Year 10
Beware the dogs

After the fall of civilization, a young man confronts a violent tribe of cannibals who have murdered his father and stolen the medicine that keeps his girlfriend alive.
Like Flow and Invisible Raptor, Year 10 was one of the movies that was playing at the Trieste Science Fiction Film Festival that I would have liked to have seen, but I missed my chance for one reason or another. They're all streaming now, so I'm catching up.

The film begins with a couple of lines of ominous text:
It was all over in a day. At first, the living ate the dead. By Year 10, the living ate the living.
Set in a brutal world, long after the collapse of society, with its broken and overgrown remnants slowly rusting into the ground all around them, it's obvious from the start that this is the kind of place where a single mistake, a single moment of carelessness, can wreck your entire life.
And that is exactly what happens to a young man and his father as they are out hunting. While rifling through the wrecks of some long-abandoned cars, the young man accidentally lays on one of the car horns, and now everyone in the area knows that they're there.
Soon enough, a small family of vicious raiders find their trail and follow them home, quickly discovering their little hovel hidden beneath its screen of branches and brush. While the young man and his sickly girlfriend hide in the foul waters of their outhouse's shit pit, his father is killed, his body dragged away to be devoured, and their small cache of supplies is looted and stolen, including the medicine his sickly girlfriend depends on. With no other choice, the young man must track down the raiders and steal back the medicine, or his girlfriend will die.

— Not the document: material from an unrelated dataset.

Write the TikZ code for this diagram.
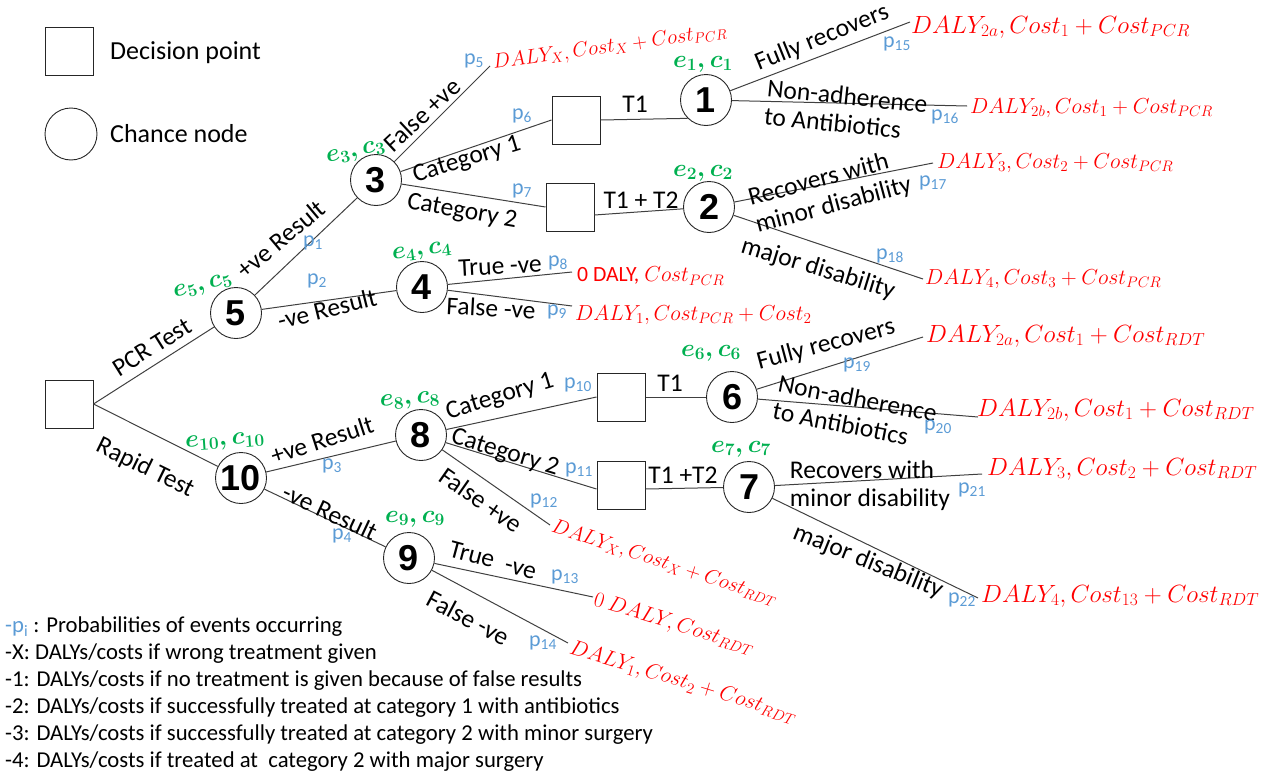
\RequirePackage{fix-cm}
\documentclass[tikz,border=0pt]{standalone}
\usepackage{fontspec}
\setmainfont{Carlito}
\newfontfamily\numfont{Liberation Sans}
\usetikzlibrary{calc}
\definecolor{pblue}{RGB}{91,155,213}
\definecolor{egreen}{RGB}{0,176,80}
\definecolor{lgrey}{RGB}{64,64,64}
\begin{document}
\begin{tikzpicture}[x=1pt,y=-1pt,
  dec/.style={draw=black!85, minimum size=48pt, inner sep=0pt, line width=1pt},
  chance/.style={draw=black!85, circle, minimum size=51pt, inner sep=0pt, line width=0.9pt,
     font=\numfont\bfseries\fontsize{36}{36}\selectfont},
  br/.style={draw=lgrey, line width=1pt},
  lbl/.style={font=\fontsize{25.5}{28}\selectfont, inner sep=0pt},
  pl/.style={text=pblue, font=\fontsize{22}{24}\selectfont, inner sep=0pt},
  ec/.style={text=egreen, font=\fontsize{24.9}{25}\selectfont\boldmath, inner sep=0pt},
  outc/.style={text=red, font=\fontsize{24.9}{27}\selectfont, anchor=west, inner sep=0pt},
  outs/.style={text=red, font=\fontsize{21.7}{24}\selectfont, anchor=west, inner sep=0pt},
  outx/.style={text=red, font=\fontsize{20.6}{23}\selectfont, anchor=west, inner sep=0pt},
  leg/.style={font=\fontsize{26}{30}\selectfont, anchor=west, inner sep=0pt},
  note/.style={font=\fontsize{22.7}{25}\selectfont, anchor=west, inner sep=0pt}]
\useasboundingbox (0,0) rectangle (1276,779);

% legend
\node[dec] (legD) at (69,51) {};
\node[leg] (legDt) at (110,53) {Decision point};
\node[draw=black!85, circle, minimum size=52pt, inner sep=0pt, line width=0.9pt] (legC) at (71,134) {};
\node[leg] (legCt) at (110,134) {Chance node};

% nodes
\node[dec] (root) at (69,404) {};
\node[chance] (n5) at (236,313) {5};
\node[chance] (n10) at (241,478) {10};
\node[chance] (n3) at (376,180) {3};
\node[chance] (n4) at (422,287) {4};
\node[chance] (n8) at (421,435) {8};
\node[chance] (n9) at (409,558) {9};
\node[chance] (n1) at (706,100) {1};
\node[chance] (n2) at (709,207) {2};
\node[chance] (n6) at (732,397) {6};
\node[chance] (n7) at (749,487) {7};
\node[dec] (sqA) at (576,120) {};
\node[dec] (sqB) at (570,207) {};
\node[dec] (sqC) at (621,397) {};
\node[dec] (sqD) at (621,485) {};

% terminal points
\coordinate (c5) at (490,66);
\coordinate (c8) at (572,272);
\coordinate (c9) at (572,306);
\coordinate (c12) at (550,525);
\coordinate (c13) at (593,597);
\coordinate (c14) at (568,643);
\coordinate (c15) at (910,22);
\coordinate (c16) at (967,106);
\coordinate (c17) at (933,163);
\coordinate (c18) at (923,279);
\coordinate (c19) at (923,337);
\coordinate (c20) at (978,417);
\coordinate (c21) at (982,474);
\coordinate (c22) at (978,598);

% connectors
\draw[br] (root.east) -- (n5);
\draw[br] (root.east) -- (n10);
\draw[br] (n5) -- (n3);
\draw[br] (n5) -- (n4);
\draw[br] (n3) -- (c5);
\draw[br] (n3) -- (sqA.west);
\draw[br] (n3) -- (sqB.west);
\draw[br] (sqA.east) -- (n1.south west);
\draw[br] ([yshift=-8pt]sqB.east) -- (n2);
\draw[br] (n1) -- (c15);
\draw[br] (n1) -- (c16);
\draw[br] (n2) -- (c17);
\draw[br] (n2) -- (c18);
\draw[br] (n4) -- (c8);
\draw[br] (n4) -- (c9);
\draw[br] (n10) -- (n8);
\draw[br] (n10) -- (n9);
\draw[br] (n8) -- (sqC.west);
\draw[br] (n8) -- ([yshift=-4pt]sqD.west);
\draw[br] (n8) -- (c12);
\draw[br] (sqC.east) -- (n6);
\draw[br] ([yshift=-4pt]sqD.east) -- (n7);
\draw[br] (n6) -- (c19);
\draw[br] (n6) -- (c20);
\draw[br] (n7) -- (c21);
\draw[br] (n7) -- (c22);
\draw[br] (n9) -- (c13);
\draw[br] (n9) -- (c14);

% branch labels
\node[lbl, rotate=32] (l1) at (152,347) {PCR Test};
\node[lbl, rotate=-26] (l2) at (145,468) {Rapid Test};
\node[lbl, rotate=40] (l3) at (281,239) {+ve Result};
\node[lbl, rotate=14] (l4) at (327,309) {-ve Result};
\node[lbl, rotate=43] (l5) at (422,115) {False +ve};
\node[lbl, rotate=17] (l6) at (467,160) {Category 1};
\node[lbl, rotate=-10] (l7) at (462,212) {Category 2};
\node[lbl] (l8) at (635,104) {T1};
\node[lbl] (l9) at (641,200) {T1 + T2};
\node[lbl, rotate=22] (l10) at (822,38) {Fully recovers};
\node[lbl, rotate=-6, align=left] (l11) at (846,110) {Non-adherence\\to Antibiotics};
\node[lbl, rotate=15, align=left] (l12) at (830,192) {Recovers with\\minor disability};
\node[lbl, rotate=-17] (l13) at (818,269) {major disability};
\node[lbl, rotate=3] (l14) at (500,266) {True -ve};
\node[lbl, rotate=-3] (l15) at (491,308) {False -ve};
\node[lbl, rotate=18] (l16) at (322,440) {+ve Result};
\node[lbl, rotate=-25] (l17) at (330,512) {-ve Result};
\node[lbl, rotate=17] (l18) at (500,397) {Category 1};
\node[lbl, rotate=-17] (l19) at (505,453) {Category 2};
\node[lbl, rotate=-35] (l20) at (481,500) {False +ve};
\node[lbl] (l21) at (670,383) {T1};
\node[lbl] (l22) at (683,475) {T1 +T2};
\node[lbl, rotate=15] (l23) at (826,345) {Fully recovers};
\node[lbl, rotate=-11, align=left] (l24) at (855,412) {Non-adherence\\to Antibiotics};
\node[lbl, align=left] (l25) at (870,486) {Recovers with\\minor disability};
\node[lbl, rotate=-22] (l26) at (868,562) {major disability};
\node[lbl, rotate=-15] (l27) at (493,560) {True\ \ -ve};
\node[lbl, rotate=-28] (l28) at (468,618) {False -ve};

% probabilities
\node[pl] (p1) at (313,243) {p\textsubscript{1}};
\node[pl] (p2) at (317,281) {p\textsubscript{2}};
\node[pl] (p3) at (332,466) {p\textsubscript{3}};
\node[pl] (p4) at (342,536) {p\textsubscript{4}};
\node[pl] (p5) at (474,61) {p\textsubscript{5}};
\node[pl] (p6) at (522,116) {p\textsubscript{6}};
\node[pl] (p7) at (522,191) {p\textsubscript{7}};
\node[pl] (p8) at (558,263) {p\textsubscript{8}};
\node[pl] (p9) at (557,312) {p\textsubscript{9}};
\node[pl] (p10) at (578,385) {p\textsubscript{10}};
\node[pl] (p11) at (579,470) {p\textsubscript{11}};
\node[pl] (p12) at (544,501) {p\textsubscript{12}};
\node[pl] (p13) at (565,577) {p\textsubscript{13}};
\node[pl] (p14) at (543,643) {p\textsubscript{14}};
\node[pl] (p15) at (897,44) {p\textsubscript{15}};
\node[pl] (p16) at (945,117) {p\textsubscript{16}};
\node[pl] (p17) at (933,183) {p\textsubscript{17}};
\node[pl] (p18) at (890,256) {p\textsubscript{18}};
\node[pl] (p19) at (857,365) {p\textsubscript{19}};
\node[pl] (p20) at (938,427) {p\textsubscript{20}};
\node[pl] (p21) at (972,490) {p\textsubscript{21}};
\node[pl] (p22) at (962,600) {p\textsubscript{22}};

% effects and costs
\node[ec] (e1) at (703,64) {$e_1, c_1$};
\node[ec] (e2) at (703,173) {$e_2, c_2$};
\node[ec, rotate=12] (e3) at (356,153) {$e_3, c_3$};
\node[ec, rotate=8] (e4) at (422,252) {$e_4, c_4$};
\node[ec, rotate=15] (e5) at (203,287) {$e_5, c_5$};
\node[ec] (e6) at (711,353) {$e_6, c_6$};
\node[ec] (e7) at (741,449) {$e_7, c_7$};
\node[ec, rotate=5] (e8) at (410,401) {$e_8, c_8$};
\node[ec] (e9) at (415,519) {$e_9, c_9$};
\node[ec, rotate=4] (e10) at (225,442) {$e_{10}, c_{10}$};

% outcomes
\node[outx, rotate=8] (o5) at (493,64) {$DALY_X, Cost_X + Cost_{PCR}$};
\node[outc] (o15) at (911,27) {$DALY_{2a}, Cost_1 + Cost_{PCR}$};
\node[outs] (o16) at (970,108) {$DALY_{2b}, Cost_1 + Cost_{PCR}$};
\node[outs] (o17) at (937,163) {$DALY_3, Cost_2 + Cost_{PCR}$};
\node[outs] (o18) at (925,279) {$DALY_4, Cost_3 + Cost_{PCR}$};
\node[outs] (o8) at (577,276) {0 DALY, $Cost_{PCR}$};
\node[outs] (o9) at (575,315) {$DALY_1, Cost_{PCR} + Cost_2$};
\node[outc] (o19) at (926,336) {$DALY_{2a}, Cost_1 + Cost_{RDT}$};
\node[outc] (o20) at (977,410) {$DALY_{2b}, Cost_1 + Cost_{RDT}$};
\node[outc] (o21) at (987,469) {$DALY_3, Cost_2 + Cost_{RDT}$};
\node[outc] (o22) at (981,596) {$DALY_4, Cost_{13} + Cost_{RDT}$};
\node[outx, rotate=-18] (o12) at (552,527) {$DALY_X, Cost_X + Cost_{RDT}$};
\node[outs, rotate=-17] (o13) at (594,600) {$0\ DALY, Cost_{RDT}$};
\node[outs, rotate=-17] (o14) at (570,648) {$DALY_1, Cost_2 + Cost_{RDT}$};

% notes
\node[note] (t1) at (5,627) {{\color{pblue}-p\textsubscript{i}} : Probabilities of events occurring};
\node[note] (t2) at (5,654) {-X: DALYs/costs if wrong treatment given};
\node[note] (t3) at (5,681) {-1: DALYs/costs if no treatment is given because of false results};
\node[note] (t4) at (5,708) {-2: DALYs/costs if successfully treated at category 1 with antibiotics};
\node[note] (t5) at (5,735) {-3: DALYs/costs if successfully treated at category 2 with minor surgery};
\node[note] (t6) at (5,762) {-4: DALYs/costs if treated at\ \ category 2 with major surgery};
\end{tikzpicture}
\end{document}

Once you're past that set-up, the film is mostly a series of events where you find yourself going: “c'mon, man… just get the fuck out of there,” over and over again, while the young man is either taking too many ridiculous and unnecessary risks, or he is taking for-fucking-ever while he's sneaking around the bad guys' camp, or he is just plain fucking up somehow and like... trips on a bunch of noisy shit or something.
Even worse, sometimes he just doesn't pay attention, like he forgets that a bunch of post-apocalyptic hillbilly savages are chasing him. Honestly, most of the events in this film seem to happen because the young man's choices only ever leave a trail of destruction behind him that only harms other people.
It’s a stressful film, and often more than a little aggrivating.

A small budget survival horror thriller set in a post-apocalyptic world, this is yet another film that is largely silent except for grunting and whimpers. I don't know why either. Unlike Azrael, or Sasquatch Summer, or Hundreds of Beavers, or Out of Darkness, or even Polaris, there doesn't seem to be a narrative reason for why there is no dialogue in this film. The characters just... don't speak, other than wordess exclamations. I don’t get this choice. Did the entire cast turn out to have terrible speaking voices? OR... is this a foreign film, and they were just trying to avoid the translation costs?
Whatever the reason, one thing the film did do a good job of, is the story is setting. I don't know where Year 10 was filmed exactly, but it really was an excellant choice for portraying a broken-down world, especially if you wanted it to look like it's stuck in the kind of perpetual damp late fall that should be familiar to anyone from the hilly river valley country of the upper midwest. Everything in this film looks muddy and frigid. Everything is wet. You can almost feel the wind as it chafes your cheeks, and the freezing tingle on your reddened fingers.
So that works at least.
The question of how exactly the world ended is never specifically answered, but honestly, it doesn't give a "Year 10" feeling as much as it gives a "three paychecks away from where we are now" feeling. Either way, it's believable that this is a world were nothing and no one is good, and everyone only ever takes. Even our hero steals pants, shoes, and a jacket from a child and a bed-ridden old man.
Overall better than I expected, but still nothing to write home about, especially as the ending drags on too long, Year 10 is better than just "fine" but maybe not worth actively hunting down. If you like this kind of thing and it's convenient moment for you to watch it, you could do worse.
But also… you could definitely do better.